FEATURE

Words Into Action

A Human Eye: Essays on Art in Society, 1997-2008 BY Adrienne Rich. W. W. Norton & Company. . 15.

The cover of A Human Eye: Essays on Art in Society, 1997-2008

Adrienne Rich dated all her poems because she wanted each one to "speak for that moment." Through that simple gesture, she was showing us that her poetry was of its time and not outside it. After Trump was elected president, I began to do the same.

Reality was pulled from under my feet, and I needed to document and date everything to make sense of it. I read how climate scientists are frantically copying data into independent servers because they fear that years of research will vanish under Trump's administration. In my own small way, to counteract the hypertrophy of false information, I've been archiving the present with the permanent ink of poetry.

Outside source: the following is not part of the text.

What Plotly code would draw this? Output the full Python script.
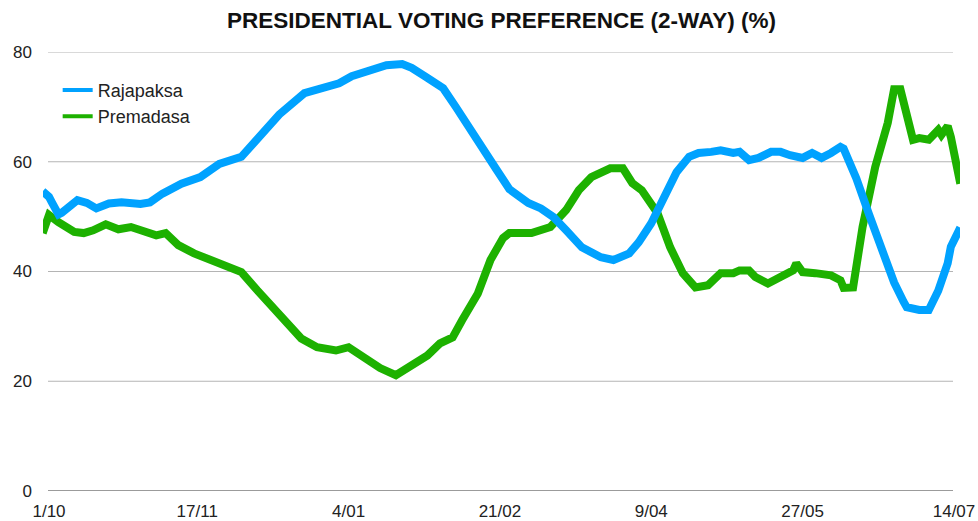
import plotly.graph_objects as go

# ---- data ----
tick_dates = ["2023-10-01", "2023-11-17", "2024-01-04", "2024-02-21",
              "2024-04-09", "2024-05-27", "2024-07-14"]
tick_labels = ["1/10", "17/11", "4/01", "21/02", "9/04", "27/05", "14/07"]
y_ticks = [0, 20, 40, 60, 80]

rajapaksa_dates = [
    "2023-09-29", "2023-10-01", "2023-10-02", "2023-10-04", "2023-10-05", "2023-10-07",
    "2023-10-10", "2023-10-13", "2023-10-16", "2023-10-20", "2023-10-24", "2023-10-30",
    "2023-11-02", "2023-11-06", "2023-11-12", "2023-11-18", "2023-11-24", "2023-12-01",
    "2023-12-07", "2023-12-13", "2023-12-21", "2023-12-29", "2024-01-01", "2024-01-05",
    "2024-01-11", "2024-01-16", "2024-01-21", "2024-01-24", "2024-01-29", "2024-02-03",
    "2024-02-07", "2024-02-11", "2024-02-16", "2024-02-20", "2024-02-24", "2024-03-01",
    "2024-03-05", "2024-03-09", "2024-03-13", "2024-03-18", "2024-03-24", "2024-03-28",
    "2024-04-02", "2024-04-05", "2024-04-09", "2024-04-13", "2024-04-17", "2024-04-21",
    "2024-04-24", "2024-04-28", "2024-05-01", "2024-05-05", "2024-05-07", "2024-05-10",
    "2024-05-13", "2024-05-17", "2024-05-20", "2024-05-23", "2024-05-27", "2024-05-30",
    "2024-06-02", "2024-06-05", "2024-06-08", "2024-06-09", "2024-06-13", "2024-06-17",
    "2024-06-21", "2024-06-25", "2024-06-28", "2024-06-29", "2024-07-03", "2024-07-06",
    "2024-07-09", "2024-07-12", "2024-07-13", "2024-07-14", "2024-07-16",
]
rajapaksa_values = [
    54.6, 53.6, 52.5, 50.4, 50.7, 51.8,
    53.0, 52.5, 51.5, 52.4, 52.6, 52.3,
    52.6, 54.2, 56.0, 57.2, 59.6, 60.9,
    64.8, 68.6, 72.5, 74.0, 74.3, 75.6,
    76.7, 77.6, 77.8, 77.1, 75.3, 73.4,
    70.0, 66.3, 62.1, 58.5, 55.0, 52.5,
    51.5, 49.9, 47.5, 44.4, 42.6, 42.1,
    43.3, 45.3, 48.8, 53.6, 58.1, 60.9,
    61.6, 61.8, 62.1, 61.6, 61.8, 60.3,
    60.7, 61.8, 61.8, 61.2, 60.7, 61.6,
    60.7, 61.6, 62.7, 62.4, 57.0, 50.5,
    44.0, 38.0, 34.5, 33.5, 33.0, 33.0,
    36.5, 41.5, 44.5, 45.8, 48.0,
]

premadasa_dates = [
    "2023-09-29", "2023-10-01", "2023-10-04", "2023-10-05", "2023-10-09", "2023-10-12",
    "2023-10-15", "2023-10-19", "2023-10-23", "2023-10-27", "2023-10-31", "2023-11-04",
    "2023-11-07", "2023-11-11", "2023-11-16", "2023-11-21", "2023-11-26", "2023-12-01",
    "2023-12-06", "2023-12-10", "2023-12-13", "2023-12-15", "2023-12-20", "2023-12-25",
    "2023-12-31", "2024-01-04", "2024-01-09", "2024-01-14", "2024-01-19", "2024-01-23",
    "2024-01-29", "2024-02-02", "2024-02-06", "2024-02-09", "2024-02-14", "2024-02-18",
    "2024-02-22", "2024-02-24", "2024-02-29", "2024-03-02", "2024-03-08", "2024-03-13",
    "2024-03-17", "2024-03-21", "2024-03-27", "2024-03-31", "2024-04-03", "2024-04-06",
    "2024-04-11", "2024-04-15", "2024-04-19", "2024-04-23", "2024-04-27", "2024-05-01",
    "2024-05-05", "2024-05-07", "2024-05-10", "2024-05-12", "2024-05-16", "2024-05-20",
    "2024-05-24", "2024-05-25", "2024-05-27", "2024-05-31", "2024-06-05", "2024-06-08",
    "2024-06-09", "2024-06-12", "2024-06-15", "2024-06-19", "2024-06-23", "2024-06-25",
    "2024-06-27", "2024-07-01", "2024-07-03", "2024-07-06", "2024-07-09", "2024-07-10",
    "2024-07-12", "2024-07-13", "2024-07-14", "2024-07-16",
]
premadasa_values = [
    47.0, 50.3, 49.0, 48.6, 47.2, 47.0,
    47.5, 48.6, 47.7, 48.1, 47.5, 46.6,
    47.0, 44.8, 43.3, 42.1, 41.1, 39.9,
    36.6, 34.2, 32.0, 30.7, 27.8, 26.2,
    25.6, 26.2, 24.4, 22.4, 21.1, 22.5,
    24.7, 26.9, 28.0, 31.1, 36.0, 42.1,
    46.1, 47.0, 47.0, 47.0, 48.1, 51.2,
    54.8, 57.2, 58.8, 58.8, 56.1, 54.8,
    50.6, 44.4, 39.7, 37.1, 37.5, 39.7,
    39.7, 40.2, 40.2, 39.0, 37.8, 39.0,
    40.2, 41.5, 39.9, 39.7, 39.3, 38.4,
    37.0, 37.1, 48.1, 59.0, 67.1, 73.2,
    73.2, 64.0, 64.3, 64.0, 65.8, 64.9,
    66.5, 64.5, 62.0, 56.0,
]

BLUE = "#00A2FF"
GREEN = "#1DB100"
FONT = "Liberation Sans, Arial, Helvetica, sans-serif"

fig = go.Figure()
fig.add_trace(go.Scatter(
    x=premadasa_dates, y=premadasa_values, name="Premadasa", mode="lines",
    line=dict(color=GREEN, width=8), showlegend=False,
))
fig.add_trace(go.Scatter(
    x=rajapaksa_dates, y=rajapaksa_values, name="Rajapaksa", mode="lines",
    line=dict(color=BLUE, width=8), showlegend=False,
))
# legend entries (thinner key lines, as in the reference)
fig.add_trace(go.Scatter(x=[None], y=[None], name="Rajapaksa", mode="lines",
                         line=dict(color=BLUE, width=4), legendrank=1))
fig.add_trace(go.Scatter(x=[None], y=[None], name="Premadasa", mode="lines",
                         line=dict(color=GREEN, width=4), legendrank=2))

# gridlines drawn as shapes so they stop short of the line clip region
L, R = 43, 960          # plot area pixel edges
G0, G1 = 48, 953        # gridline pixel extent
W = R - L
for v in y_ticks:
    fig.add_shape(type="line", xref="paper", yref="y",
                  x0=(G0 - L) / W, x1=(G1 - L) / W, y0=v, y1=v,
                  line=dict(color="#7a7a7a" if v == 0 else "#b4b4b4",
                            width=1.6 if v == 0 else 1.2),
                  layer="below")

fig.update_layout(
    width=978, height=521,
    margin=dict(l=L, r=978 - R, t=52, b=30, autoexpand=False),
    paper_bgcolor="white", plot_bgcolor="white",
    font=dict(family=FONT, size=17, color="#222222"),
    title=dict(text="PRESIDENTIAL VOTING PREFERENCE (2-WAY) (%)",
               x=0.5, xref="paper", xanchor="center",
               y=1 - 20 / 521, yanchor="middle",
               font=dict(family=FONT, size=22.5, color="#111111", weight="bold")),
    showlegend=True,
    legend=dict(x=0.016, y=0.955, xanchor="left", yanchor="top",
                bgcolor="rgba(0,0,0,0)", font=dict(family=FONT, size=18, color="#222222"),
                tracegroupgap=0),
    xaxis=dict(type="date", automargin=False,
               range=["2023-09-29 02:20", "2024-07-15 21:40"],
               tickvals=tick_dates, ticktext=tick_labels,
               showgrid=False, zeroline=False, showline=False, ticks="",
               ticklabelstandoff=8,
               tickfont=dict(family=FONT, size=17, color="#222222")),
    yaxis=dict(range=[0, 80], tickvals=y_ticks, automargin=False,
               showgrid=False, zeroline=False, showline=False, ticks="",
               ticklabelstandoff=10,
               tickfont=dict(family=FONT, size=17, color="#222222")),
)

fig.write_html("out.html", config={"displayModeBar": False},
               post_script="document.body.style.margin='0px';document.body.style.overflow='hidden';")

I talked to friends who question if it's even ethical to write poetry in the age of Trump. I have those doubts myself. The act of writing poetry seems anemic, even frivolous, when there is so much work to be done as foot-to-pavement protesters. This is why I've been turning to Rich's A Human Eye (2009), a collection of speeches and manifestos on how art can effect social change. Reading her essays, I am reassured that, of course, we write poems because that is our vocation, and every skill set is necessary in opposing autocratic agendas. Art does not stand apart and speak for society but is rather part of the world; poets are embedded in social movements in the way teachers or migrant workers are embedded, and our creative output is just one facet of those movements. "My verse works," writes Rich, "as participant in political struggle, and at the personal, visceral level where it's received and its witness acknowledged. These are two responses to the question of poetry and commitment, which I take as complementary, not in opposition."

Rich also reminds us that writers must, like the scientists who are compiling their guerrilla archives, safeguard truth while providing alternate models of the future. She writes, "For now, poetry has the capacity—in its own ways and by its own means—to remind us of something we are forbidden to see. A forgotten future: a still-uncreated site whose moral architecture is founded not on ownership and dispossession, the subjection of women, torture and bribes, outcast and tribe, but on the continuous redefining of freedom—that word now held under house arrest by the rhetoric of the 'free' market." She suggests that the poet's struggle to continually "redefine freedom" will require patience, a commitment to remind the public of this nation's possibilities: "This ongoing future, written off over and over, is still within view."

Cathy Park Hong is working on a collection of essays on race, art, and poetry.